Manly's main street, The Corso (very Italian in name only), crosses a spit of land from Manly Wharf on the harbour side to the surf beach - about 500 metres - and is closed to traffic for half its distance.

Also on West Esplanade is the small but highly regarded Manly Art Gallery and Museum. It has a permanent collection of historic and modern Australian art and craft. It is open Tuesday to Sunday from 10am to 5pm.

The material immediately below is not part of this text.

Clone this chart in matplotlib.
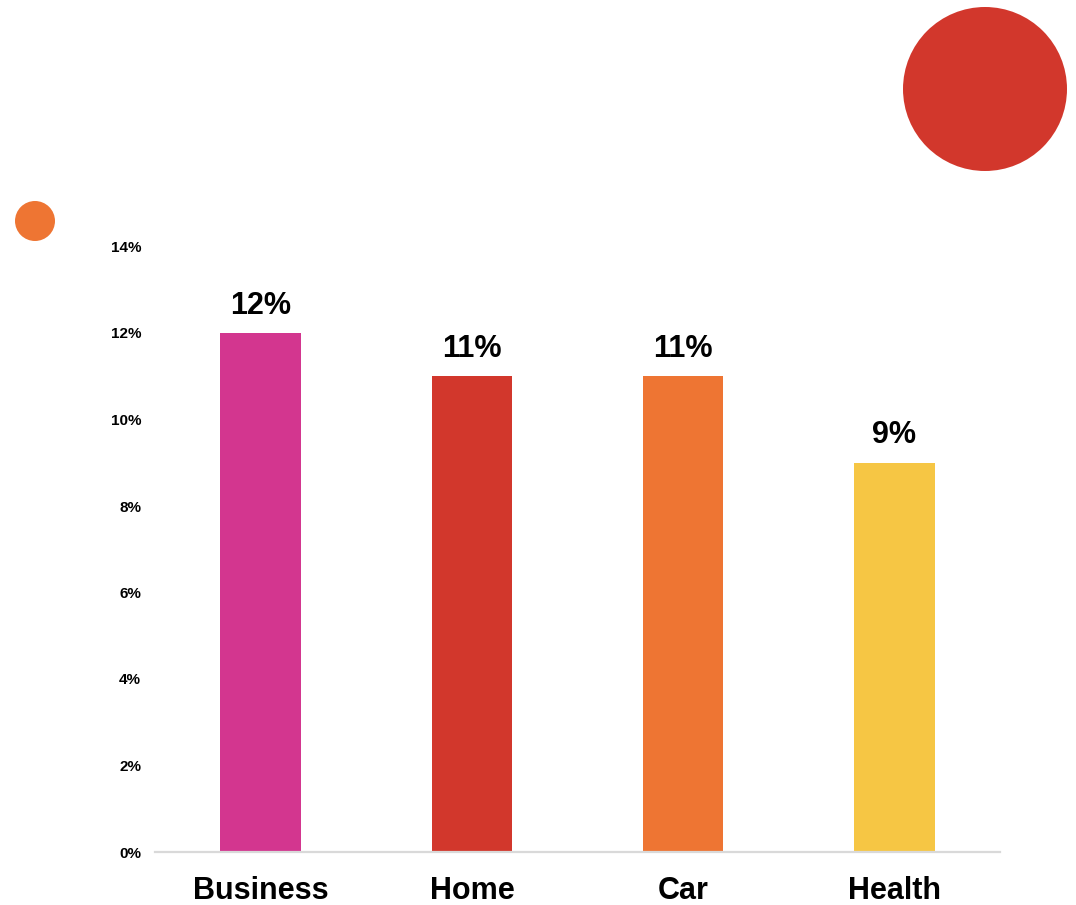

The Quarantine Station is one of the most unusual and eerie attractions in Sydney. Built on the harbour inside North Head, at a very pretty but isolated spot, it operated from 1832 until the 1960s. Immigrants entering Sydney who were suspected of having been exposed to an infectious disease were incarcerated there until the incubation period for the disease and the danger of spreading it had passed.

A 'Quarantine Station Story' (day tour) is held 10am & 3pm on weekends, and 3pm Wed-Fri, and bookings must be made at least 24 hours in advance. Many people died at the station in early years. Ghost tours are run 8pm & 9pm Friday and Saturday nights; and 8pm on Wednesday, Thursday and Sunday nights. Family Ghost Tours also offered Tuesday and Thursday nights at 6.30pm. Again advance bookings are essential.

The Quarantine Station is off the North Head Scenic Drive, which starts at the end of Darley Road just past Manly Hospital. The drive runs to the end of the headland, which has an Army reserve at its centre, surrounded by National Park. It offers sweeping views out to sea, up Sydney Harbour to the City, and back to Manly.

There is a short walking track right to the edge of the headland, which is some 100 metres above the rocks and the sea below. The ocean side of the park includes remnants of World War II gun emplacements. The Army reserve incorporates an artillery museum, tunnels and gun sites. It is open Wednesdays, Saturdays and Sundays from 12 noon to 4pm.

Manly is the accommodation centre for the Northern Beaches, though limited three-star motel-style and bed and breakfast accommodation is available at some beaches from there to Palm Beach, 28 kilometres north. Buses operate from Manly to almost all beaches and to sections of Pittwater.